Arthur HONEGGER (1892-1955)
Amphion: orchestral suite, H71A (1929: arr 1948) [14:50]
Pacific 231, Symphonic Movement No. 1, H53 (1923) [6:41]
Jour de fête suisse, H174A orchestral suite from Schwyer Fäschtagg (1945) [21:05]
Concertino for piano and orchestra, H55 (1925) [12:31]
Horace victorieux, Symphonie mimée for orchestra, H38 (1920-21) [22:18]
Sérénade à Angélique, H182 (1945) [7:08]
Andrée Honegger-Vaurabourg (piano)
Orchestra of Südwestfunk, Baden-Baden/Arthur Honegger
rec. 29 May 1949, Südwestfunk Studio, Baden-Baden
FORGOTTEN RECORDS FR1497-98 [42:39+41:58]
Forgotten Records have sourced a varied Honegger programme given in May 1949 in Baden-Baden. It’s a ‘composer conducts’ evening with popular numbers like Pacific 231 sitting alongside much more obscure items, a fact that only increases the pleasure. Though the sound is a little congested it has good clarity.

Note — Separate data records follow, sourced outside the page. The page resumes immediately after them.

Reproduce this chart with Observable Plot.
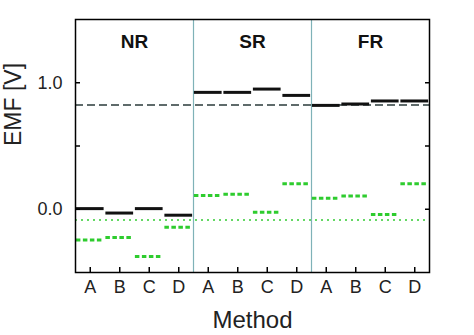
<!DOCTYPE html>
<html><head><meta charset="utf-8">
<script src="https://cdn.jsdelivr.net/npm/d3@7"></script>
<script src="https://cdn.jsdelivr.net/npm/@observablehq/plot@0.6"></script>
<style>body{margin:0;background:#fff}</style>
</head><body><div id="chart"></div>
<script>
const groups = ["NR", "SR", "FR"];
const methods = ["A", "B", "C", "D"];
const emfBlack = [
  [0.005, -0.03, 0.005, -0.047],
  [0.924, 0.924, 0.95, 0.90],
  [0.821, 0.832, 0.856, 0.856]
];
const emfGreen = [
  [-0.244, -0.223, -0.373, -0.142],
  [0.108, 0.118, -0.024, 0.202],
  [0.087, 0.105, -0.042, 0.202]
];
const refBlack = 0.824;
const refGreen = -0.084;
const yLabelTicks = [0, 1];
const yMinorTicks = [0, 0.5, 1];

const rows = [];
groups.forEach((g, gi) => methods.forEach((m, mi) => {
  const idx = gi * methods.length + mi;
  rows.push({idx, group: g, method: m, black: emfBlack[gi][mi], green: emfGreen[gi][mi]});
}));
const idxs = rows.map(d => d.idx);
const dividers = groups.slice(1).map((g, i) => (i + 1) * methods.length - 0.5);
const half = 0.5;

const font = "Liberation Sans, Arial, sans-serif";
const chart = Plot.plot({
  width: 474, height: 335,
  marginLeft: 75, marginRight: 45, marginTop: 19, marginBottom: 63,
  style: {fontFamily: font, fontSize: "18px", background: "#fff"},
  x: {domain: [-half, idxs.length - half]},
  y: {domain: [-0.5, 1.5]},
  marks: [
    Plot.ruleX(dividers, {stroke: "#7fb2b8", strokeWidth: 1.2}),
    Plot.ruleY([refBlack], {stroke: "#2b3b3b", strokeWidth: 1.5, strokeDasharray: "8,4"}),
    Plot.ruleY([refGreen], {stroke: "#33cc33", strokeWidth: 1.5, strokeDasharray: "2,4"}),
    Plot.ruleY(rows, {y: "black", x1: d => d.idx - half + 0.03, x2: d => d.idx + half - 0.03, stroke: "#111", strokeWidth: 3}),
    Plot.ruleY(rows, {y: "green", x1: d => d.idx - half + 0.03, x2: d => d.idx + half - 0.03, stroke: "#2ecc2e", strokeWidth: 3, strokeDasharray: "4.5,2.5"}),
    Plot.frame({stroke: "#000", strokeWidth: 1.5}),
    Plot.axisY(yLabelTicks, {anchor: "left", tickSize: 0, tickPadding: 13, tickFormat: d3.format(".1f"), label: null, fill: "#222", fontSize: 18}),
    Plot.axisY(yMinorTicks, {anchor: "left", tickSize: -5, tickFormat: () => "", label: null, strokeWidth: 1.5}),
    Plot.axisY(yMinorTicks, {anchor: "right", tickSize: -5, tickFormat: () => "", label: null, strokeWidth: 1.5}),
    Plot.axisX(idxs, {anchor: "bottom", tickSize: -5, tickPadding: 13, tickFormat: i => methods[i % methods.length], label: null, strokeWidth: 1.5, fill: "#222", fontSize: 18}),
    Plot.text(groups, {x: (d, i) => i * methods.length + (methods.length - 1) / 2, frameAnchor: "top", lineAnchor: "middle", dy: 22, text: d => d, fontSize: 19, fontWeight: "bold", fill: "#111"}),
    Plot.text(["EMF [V]"], {frameAnchor: "left", dx: -62, rotate: -90, text: d => d, fontSize: 23, fill: "#222"}),
    Plot.text(["Method"], {frameAnchor: "bottom", lineAnchor: "middle", dy: 48, text: d => d, fontSize: 24, fill: "#222"})
  ]
});
document.getElementById("chart").append(chart);
</script></body></html>
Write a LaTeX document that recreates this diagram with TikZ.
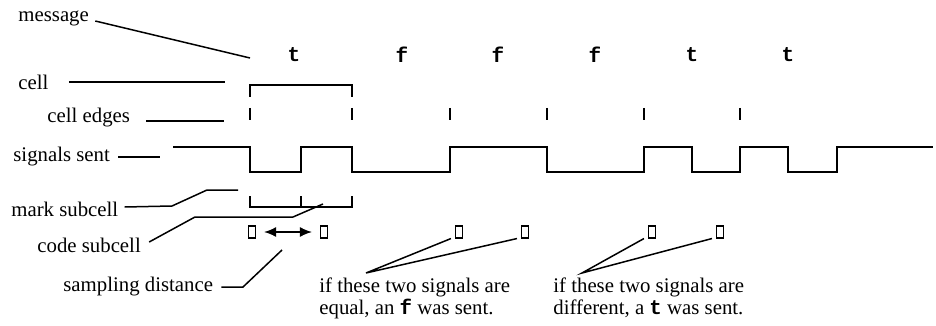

It was something of an audience-tester to start with the orchestral suite Amphion. Along with copious romantic lyricism and its saxophone solo there’s the granitic, long and pulsating fugue to consider. Both the sax and the cor anglais player – the latter has a rather oesophageal tone - are characterful and Honegger winds down to rustling winds to end a piece full of colour and flair. The trumpet principal drives Pacific 231 with relentless power. There’s something of a novelty in the form of Jour de fête Suisse, an orchestral suite deriving from his ballet L’Appel de la montagne, written a few years before the concert in 1945. It’s crisp, genial, festive, heroic, mock-heroic, but always dramatic, rhythmically vivid, waltz-like, filmic-comic, drolly lugubrious and more besides - a cornucopia of moods graced by one of Honegger’s most lively and lyrical scenas, all bluster left behind in a glorious sunset glow.
Honegger’s wife, Andrée Honegger-Vaurabourg (1894-1980) is on hand for the Concertino. She is highly effective in the work’s Buster Keaton elements – its deadpan wit – and in its jazzier flights, which she plays with a certain reserve. Horace victorieux must have been a novelty for the Baden-Baden orchestral as well as its audience. It’s a ‘mimed symphony’ after Livy, composed in the early 1920s and originally conceived as a ballet. Its powerful dissonances are notable, as is its almost sickly eroticism, a kind of curdled expressionism – possibly derived from Strauss. The battle music is, understandably given the date of composition, vicious and unremitting. Fortunately, he didn’t leave things there; it would be a grim way to end a concert. He added the light Sérénade à Angélique, a suite that runs continuously. The alto sax is prominent here too, as are fast tonguing trumpets and plenty of dapper lyricism. This is the way to end things.
There is some residual tape hiss but nothing at all obtrusive. There are no notes but there are a few internet links to pursue. Though its length means it has spilled over into two discs, this is a wildly contrasting and vividly played concert and it’s good to have it made available.